Clif – The piece of yesterday’s designations that OFAC does not go out of its way to explain is that the Berman Amendment to IEEPA exempts travel-related transactions from the President’s and OFAC’s authority to impose sanctions. Since IEEPA is the only statutory basis for the WMD blocking program, it appears that U.S. persons may still be able to travel on the two airlines. However, whether banks will want to spend the time to determine whether a payment is for exempt travel-related transactions or, perhaps, for non-exempt air freight is questionable. So the freedom to travel policy of IEEPA (50 U.S.C. 1702(b)(4)) may go by the boards for U.S.-originating payments.

Comment by Ex-OFAC on June 24th, 2011 @ 6:38 am

The Office of Antiboycott Compliance generally takes a dim view of similar name inquiries, i.e., it has in the past posited an irrebutable presumption that if a similar name inquiry comes from a national of or entity doing business in or with a boycotting country, that any such similar name inquiry is a prohibitted boycott related inquiry as to whether the person or entity is related to a blacklisted person. (See e.g., Stair Cargo). OFAC’s long blacklists, which were promulgated after OAC took this position back in the 80s and 90s, might provide some cover for similar name inquiries as long as the inquiry does not specifically mention the Arab League boycott.
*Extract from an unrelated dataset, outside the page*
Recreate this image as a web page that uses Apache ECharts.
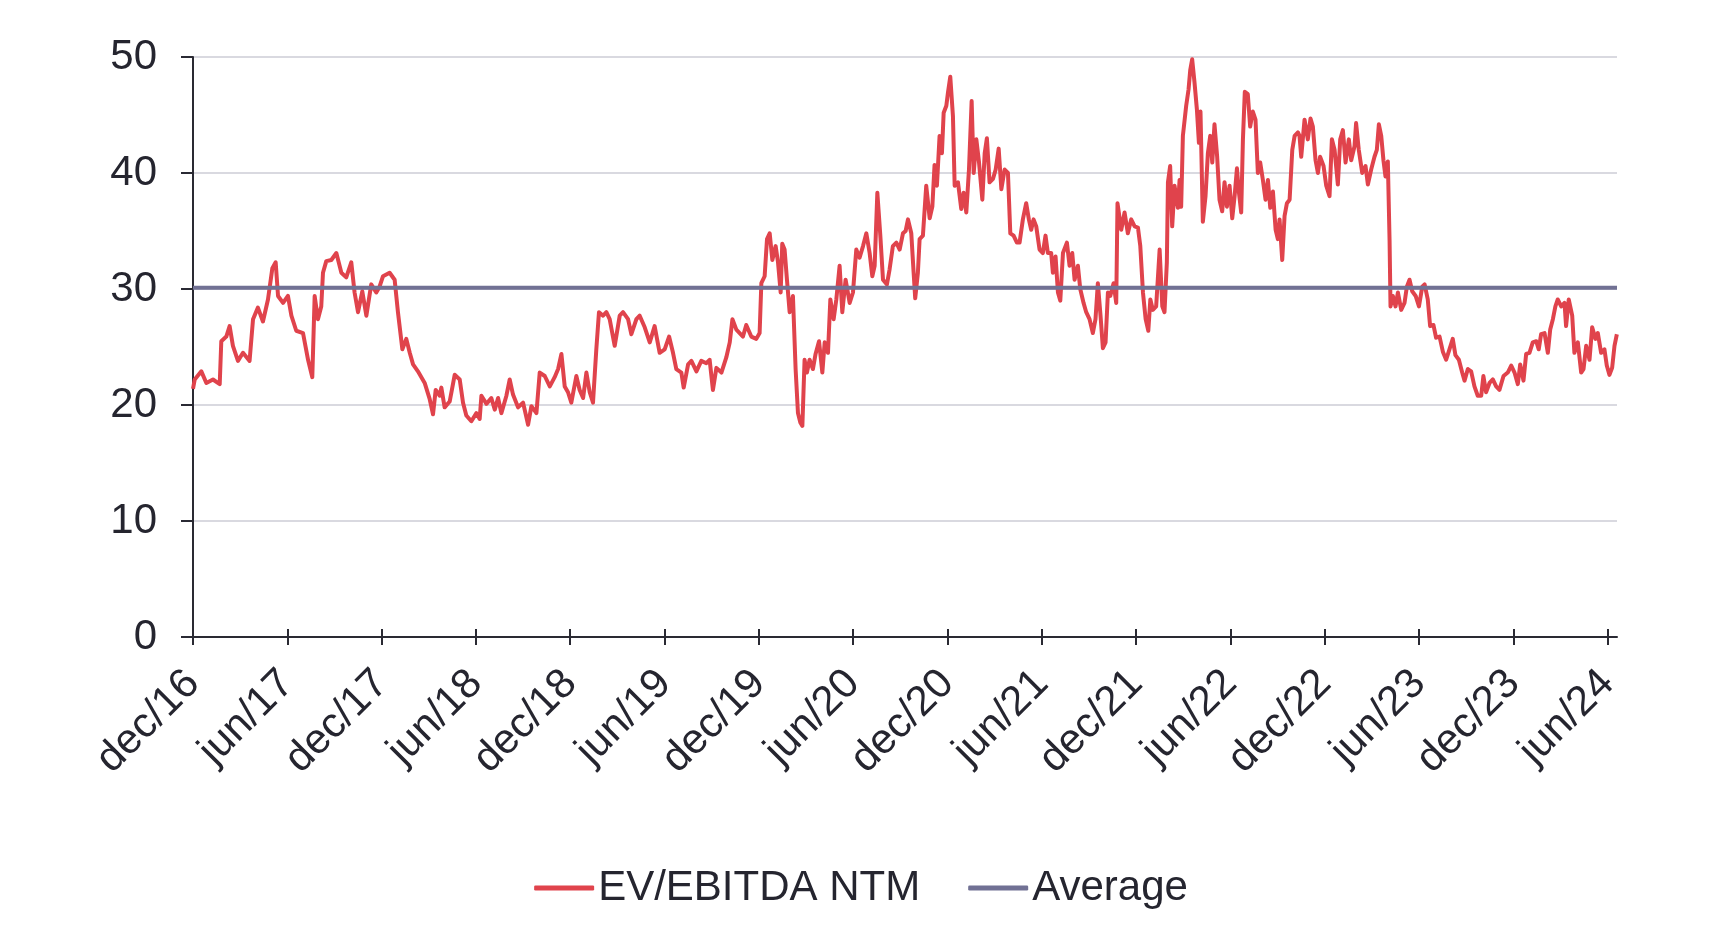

Of course, recent Supreme Court cases (Sorrell v. IMS Health) suggest that the commercial speech exception upon which the 8th Circuit relied in the Baldridge case in order to uphold the information furnishing prohibitions in the Antiboycott Regulations has been narrowed to exclude any content-based prohibition on communication of information that is not an integral part of prohibited conduct. Thus, the information furnishing provisions of the Antiboycott Regulations, even if they were authorized by IEEPA, can no longer stand up to First Amendment strict scrutiny.